Augustine is still my favorite theologian. Even when I disagree with him, I still love him.
Next up in the major theological works category: The Institutes! (dun dun dun)
The quotidian cannot avoid being taken up into the sacramental. Here, Augustine interprets Ecclesiastes:
‘For when he says in another book, which is called Ecclesiastes, “There is no good for a man, except that he should eat and drink,” what can he be more credibly understood to say, than what belongs to the participation of this table which the Mediator of the New Testament Himself, the Priest after the order of Melchizedek, furnishes with His own body and blood?’ (civ. XVII.20)

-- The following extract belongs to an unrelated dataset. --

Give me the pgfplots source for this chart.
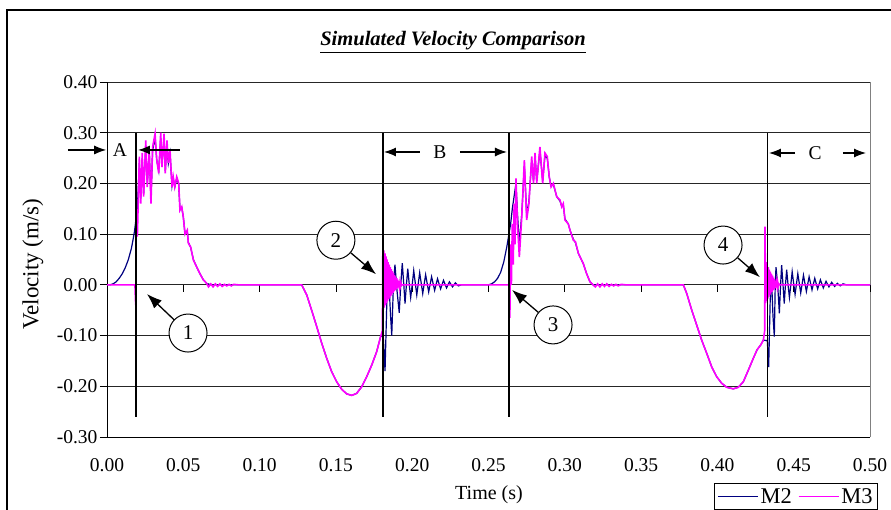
\documentclass[border=0pt]{standalone}
\usepackage{fontspec}
\setmainfont{Liberation Serif}
\usepackage{pgfplots}
\pgfplotsset{compat=1.18}
\usetikzlibrary{arrows.meta}
\definecolor{mtwo}{RGB}{0,0,128}
\definecolor{mthree}{RGB}{255,0,255}
\newcommand{\fs}{\fontsize{19.5}{22}\selectfont}
\begin{document}
\begin{tikzpicture}[x=1pt,y=1pt]
\useasboundingbox (0,0) rectangle (891,509);
\draw[line width=1.5pt] (7,-5) -- (7,499) -- (895,499);
\begin{axis}[
  at={(107pt,72pt)}, anchor=south west,
  scale only axis, width=763pt, height=355pt,
  xmin=0, xmax=0.5, ymin=-0.3, ymax=0.4,
  xtick={0,0.05,0.1,0.15,0.2,0.25,0.3,0.35,0.4,0.45,0.5},
  ytick={-0.3,-0.2,-0.1,0,0.1,0.2,0.3,0.4},
  /pgf/number format/fixed, /pgf/number format/fixed zerofill,
  /pgf/number format/precision=2, /pgf/number format/assume math mode=true,
  ticklabel style={font=\fs},
  axis x line*=bottom, axis y line*=left,
  axis line style={black, line width=0.8pt},
  tick align=outside, major tick length=7pt,
  xtick style={draw=none}, ytick style={black, line width=0.8pt},
  xticklabel style={yshift=-11pt},
  yticklabel style={xshift=1pt},
  ymajorgrids, grid style={black!85, line width=0.8pt},
  clip=false,
  legend style={at={(0.7955,-0.1296)}, anchor=north west, draw=black, line width=0.8pt,
     font=\fontsize{22.5}{25}\selectfont, legend columns=2,
     /tikz/every even column/.append style={column sep=4pt},
     inner sep=3pt},
  legend image code/.code={\draw[#1] (0pt,0pt) -- (40pt,0pt);},
]
\draw[gray, line width=0.8pt] (rel axis cs:1,0) -- (rel axis cs:1,1);
\pgfplotsinvokeforeach{0,0.05,0.1,0.15,0.2,0.25,0.3,0.35,0.4,0.45,0.5}{
  \draw[black, line width=0.8pt] (axis cs:#1,0) -- ++(0pt,-7pt);
}
\addplot[mtwo, line width=1.2pt] table {
0 0
0.002 0
0.004 0.002
0.006 0.006
0.008 0.013
0.010 0.022
0.012 0.034
0.014 0.050
0.016 0.072
0.017 0.088
0.018 0.105
0.019 0.130
0.0199 0.150
0.0212 0.240
0.0221 0.170
0.0231 0.250
0.0240 0.180
0.0254 0.275
0.0264 0.200
0.0277 0.260
0.0288 0.170
0.0299 0.265
0.0315 0.290
0.0326 0.246
0.0339 0.225
0.0352 0.290
0.0360 0.235
0.0374 0.290
0.0382 0.225
0.0393 0.280
0.0402 0.240
0.0413 0.260
0.0426 0.195
0.0434 0.210
0.0444 0.193
0.0457 0.210
0.0470 0.198
0.0478 0.150
0.0490 0.152
0.0500 0.134
0.0511 0.102
0.0526 0.105
0.0533 0.084
0.0548 0.074
0.0566 0.050
0.0588 0.035
0.0609 0.022
0.0631 0.010
0.0653 0.003
0.0680 0
0.1276 0
0.1309 -0.020
0.1341 -0.050
0.1374 -0.082
0.1407 -0.115
0.1440 -0.145
0.1472 -0.171
0.1505 -0.191
0.1538 -0.206
0.1571 -0.215
0.1604 -0.218
0.1636 -0.214
0.1669 -0.201
0.1702 -0.181
0.1735 -0.158
0.1767 -0.132
0.1793 -0.102
0.1810 -0.100
0.1822 -0.170
0.1835 -0.020
0.1845 0.020
0.1858 -0.060
0.1866 -0.100
0.1877 0.000
0.1887 0.040
0.1900 -0.010
0.1915 -0.055
0.1925 0.000
0.1935 0.043
0.1945 0.000
0.1953 -0.037
0.1962 0.000
0.1971 0.032
0.1981 0.000
0.1990 -0.025
0.2000 0.000
0.2010 0.028
0.2030 -0.020
0.2049 0.024
0.2069 -0.017
0.2088 0.020
0.2108 -0.014
0.2127 0.016
0.2147 -0.011
0.2166 0.012
0.2186 -0.008
0.2205 0.009
0.2225 -0.006
0.2244 0.006
0.2264 -0.004
0.2283 0.004
0.2303 -0.002
0.2320 0
0.2500 0
0.2520 0.002
0.2540 0.006
0.2560 0.013
0.2580 0.025
0.2600 0.045
0.2620 0.075
0.2634 0.100
0.2645 0.120
0.2656 0.150
0.2668 0.175
0.2680 0.200
0.2690 0.140
0.2702 0.080
0.2718 0.140
0.2735 0.235
0.2750 0.140
0.2765 0.165
0.2783 0.245
0.2795 0.205
0.2805 0.255
0.2816 0.205
0.2837 0.265
0.2855 0.205
0.2870 0.255
0.2885 0.250
0.2898 0.213
0.2910 0.195
0.2925 0.198
0.2947 0.174
0.2969 0.165
0.2980 0.155
0.2990 0.158
0.3001 0.130
0.3023 0.120
0.3034 0.108
0.3056 0.090
0.3070 0.083
0.3089 0.062
0.3121 0.042
0.3143 0.022
0.3165 0.006
0.3185 0
0.3777 0
0.3799 -0.017
0.3832 -0.050
0.3864 -0.079
0.3897 -0.109
0.3930 -0.135
0.3963 -0.162
0.3995 -0.181
0.4028 -0.194
0.4061 -0.202
0.4104 -0.205
0.4137 -0.202
0.4170 -0.191
0.4203 -0.168
0.4235 -0.145
0.4260 -0.128
0.4285 -0.118
0.4301 -0.109
0.4327 -0.110
0.4336 -0.162
0.4346 -0.030
0.4355 0.010
0.4364 -0.060
0.4373 -0.102
0.4379 0.000
0.4384 0.035
0.4395 0.000
0.4406 -0.056
0.4414 0.000
0.4421 0.039
0.4430 0.000
0.4438 -0.037
0.4446 0.000
0.4454 0.030
0.4463 0.000
0.4472 -0.025
0.4481 0.000
0.4490 0.026
0.4509 -0.019
0.4527 0.022
0.4546 -0.016
0.4564 0.019
0.4583 -0.013
0.4601 0.016
0.4620 -0.010
0.4638 0.013
0.4657 -0.008
0.4675 0.010
0.4694 -0.006
0.4712 0.007
0.4731 -0.004
0.4749 0.005
0.4768 -0.003
0.4786 0.003
0.4805 -0.002
0.4823 0.002
0.4847 0
0.5 0
};
\addlegendentry{M2}
\addplot[mthree, line width=1.6pt] table {
0 0
0.0183 0
0.0188 -0.040
0.0192 0.130
0.0199 0.095
0.0212 0.253
0.0221 0.160
0.0231 0.260
0.0240 0.174
0.0254 0.285
0.0264 0.193
0.0277 0.266
0.0288 0.160
0.0299 0.272
0.0315 0.298
0.0326 0.246
0.0339 0.220
0.0352 0.300
0.0360 0.232
0.0374 0.298
0.0382 0.220
0.0393 0.285
0.0402 0.240
0.0413 0.265
0.0426 0.193
0.0434 0.213
0.0444 0.193
0.0457 0.213
0.0470 0.200
0.0478 0.147
0.0490 0.154
0.0500 0.134
0.0511 0.100
0.0526 0.108
0.0533 0.082
0.0548 0.075
0.0566 0.049
0.0588 0.035
0.0609 0.022
0.0631 0.010
0.0653 0.003
0.0665 -0.004
0.0680 0.002
0.0695 -0.004
0.0710 0.002
0.0725 -0.003
0.0740 0.002
0.0755 -0.003
0.0770 0.001
0.0785 -0.002
0.0800 0.001
0.0815 -0.002
0.0830 0.001
0.0860 0
0.1276 0
0.1309 -0.020
0.1341 -0.050
0.1374 -0.082
0.1407 -0.115
0.1440 -0.145
0.1472 -0.171
0.1505 -0.191
0.1538 -0.206
0.1571 -0.215
0.1604 -0.218
0.1636 -0.214
0.1669 -0.201
0.1702 -0.181
0.1735 -0.158
0.1767 -0.132
0.1793 -0.102
0.1805 -0.090
0.1808 0.100
0.1811 -0.050
0.18145 0.068
0.1818 -0.045
0.18215 0.062
0.1825 -0.040
0.18285 0.056
0.1832 -0.036
0.18355 0.050
0.1839 -0.032
0.18425 0.045
0.1846 -0.028
0.18495 0.040
0.1853 -0.025
0.18565 0.035
0.1860 -0.022
0.18635 0.031
0.1867 -0.019
0.18705 0.027
0.1874 -0.016
0.18775 0.023
0.1881 -0.013
0.18845 0.019
0.1888 -0.011
0.18915 0.016
0.1895 -0.009
0.18985 0.013
0.1902 -0.007
0.19055 0.010
0.1909 -0.005
0.19125 0.007
0.1916 -0.004
0.19195 0.005
0.1923 -0.002
0.19265 0.003
0.1930 -0.001
0.1935 0
0.2634 0
0.2640 -0.065
0.2645 0.080
0.2650 0.000
0.2656 0.120
0.2662 0.040
0.2668 0.160
0.2674 0.080
0.2680 0.210
0.2690 0.120
0.2702 0.055
0.2718 0.134
0.2735 0.246
0.2750 0.128
0.2765 0.160
0.2783 0.253
0.2795 0.200
0.2805 0.260
0.2816 0.200
0.2837 0.272
0.2855 0.200
0.2870 0.260
0.2885 0.253
0.2898 0.213
0.2910 0.193
0.2925 0.200
0.2947 0.174
0.2969 0.167
0.2980 0.154
0.2990 0.160
0.3001 0.128
0.3023 0.120
0.3034 0.108
0.3056 0.088
0.3070 0.085
0.3089 0.062
0.3121 0.042
0.3143 0.022
0.3165 0.006
0.3185 0
0.3200 -0.004
0.3215 0.002
0.3230 -0.004
0.3245 0.002
0.3260 -0.003
0.3275 0.002
0.3290 -0.003
0.3305 0.001
0.3320 -0.002
0.3335 0.001
0.3350 -0.002
0.3370 0.001
0.3400 0
0.3777 0
0.3799 -0.017
0.3832 -0.050
0.3864 -0.079
0.3897 -0.109
0.3930 -0.135
0.3963 -0.162
0.3995 -0.181
0.4028 -0.194
0.4061 -0.202
0.4104 -0.205
0.4137 -0.202
0.4170 -0.191
0.4203 -0.168
0.4235 -0.145
0.4260 -0.128
0.4285 -0.118
0.4301 -0.109
0.4310 -0.090
0.4312 0.115
0.43155 -0.036
0.4319 0.045
0.43225 -0.032
0.4326 0.040
0.43295 -0.028
0.4333 0.035
0.43365 -0.024
0.4340 0.030
0.43435 -0.020
0.4347 0.026
0.43505 -0.017
0.4354 0.022
0.43575 -0.014
0.4361 0.018
0.43645 -0.011
0.4368 0.014
0.43715 -0.009
0.4375 0.011
0.43785 -0.007
0.4382 0.008
0.43855 -0.005
0.4389 0.006
0.43925 -0.004
0.4396 0.004
0.43995 -0.002
0.4403 0.002
0.4410 0
0.5 0
};
\addlegendentry{M3}
% event lines
\draw[black, line width=1.5pt] (axis cs:0.019,0.30) -- (axis cs:0.019,-0.26);
\draw[black, line width=1.5pt] (axis cs:0.181,0.30) -- (axis cs:0.181,-0.26);
\draw[black, line width=1.5pt] (axis cs:0.2634,0.30) -- (axis cs:0.2634,-0.26);
\draw[black, line width=1.5pt] (axis cs:0.4327,0.30) -- (axis cs:0.4327,-0.26);
% region arrows
\tikzset{harr/.style={black, line width=1.2pt, -{Latex[length=12pt,width=9pt]}}}
\draw[harr] (axis cs:-0.0256,0.266) -- (axis cs:-0.0005,0.266);
\node[font=\fs] at (axis cs:0.0085,0.266) {A};
\draw[harr] (axis cs:0.0478,0.266) -- (axis cs:0.0203,0.266);
\draw[harr] (axis cs:0.2051,0.262) -- (axis cs:0.1815,0.262);
\node[font=\fs] at (axis cs:0.2182,0.262) {B};
\draw[harr] (axis cs:0.2313,0.262) -- (axis cs:0.2621,0.262);
\draw[harr] (axis cs:0.4509,0.260) -- (axis cs:0.4338,0.260);
\node[font=\fs] at (axis cs:0.4640,0.260) {C};
\draw[harr] (axis cs:0.4823,0.260) -- (axis cs:0.4974,0.260);
% numbered circles
\tikzset{num/.style={circle, draw=black, fill=white, minimum size=38pt, inner sep=0pt, line width=1pt, font=\fontsize{21}{23}\selectfont},
         carr/.style={black, line width=1.3pt, -{Latex[length=15pt,width=11pt]}}}
\node[num] (c1) at (axis cs:0.0531,-0.095) {1};
\draw[carr] (c1) -- (axis cs:0.0262,-0.018);
\node[num] (c2) at (axis cs:0.150,0.088) {2};
\draw[carr] (c2) -- (axis cs:0.1763,0.021);
\node[num] (c3) at (axis cs:0.2923,-0.079) {3};
\draw[carr] (c3) -- (axis cs:0.2654,-0.010);
\node[num] (c4) at (axis cs:0.4037,0.0785) {4};
\draw[carr] (c4) -- (axis cs:0.4279,0.015);
\end{axis}
\node[font=\fontsize{20.5}{24}\selectfont\bfseries\itshape] at (453,467) {\underline{Simulated Velocity Comparison}};
\node[font=\fontsize{23}{26}\selectfont, rotate=90] at (33,245) {Velocity (m/s)};
\node[font=\fontsize{20}{23}\selectfont] at (489,14) {Time (s)};
\end{tikzpicture}
\end{document}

The way Augustine reads Koheleth (the writer of Ecclesiastes), the Preacher’s original intent is effaced to reveal a deeper spiritual meaning. Koheleth probably really just meant eating and drinking, but Augustine sees the bread and wine of the Eucharist in this verse.
I have been wrestling with a different “figural reading” of the relationship between the quotidian and the sacramental as I finished reading Ron Hansen’s novel Mariette in Ecstasy.
A thorough synopsis of the plot of Mariette in Ecstasy could probably be written in less than ten sentences. It’s about a young woman who may or may not be experiencing religious ecstasy in a convent in 1906 rural New York. But while the plot only contains a handful of major events, the rest of the novel floods the reader with an overwhelming number of lush descriptions of mundane objects. The characters of the novel are almost crowded out by all of the descriptions of birds, livestock, furniture, frost, dust motes, cleaning supplies, the weather, the sky, the landscape. It is almost as if people, animals, and objects are all leveled to same starting and ending point — a quotidian existence equally distant from God, who is in fact closer to us than we are to ourselves. From the perspective of the more skeptical characters in the novel, Mariette’s experience of God is surely spurious. The reader, however, is confronted with so many descriptions of created reality nearly crackling with energy that the world seems the most obvious of receptacles for divine presence. Mariette’s religious experience is not an aberration to the natural order but the most consonant expression of a doxological harmony between God and creation that Hanson has been describing for the entire novel.
For Augustine, when Koheleth is talking about eating and drinking, he is only talking about the Eucharist. For Ron Hansen, all eating, all drinking, all of the quotidian has the potential to be taken up by the Spirit and made more than it is. To be fair, Augustine elsewhere broadens his definition of “sacramentalish” things (my word). But for me, Hansen has joined the ranks of those other Christians (Occam, Hopkins, von Balthasar) who are looking for a way to reconcile the this-ness of things with the revelation of God.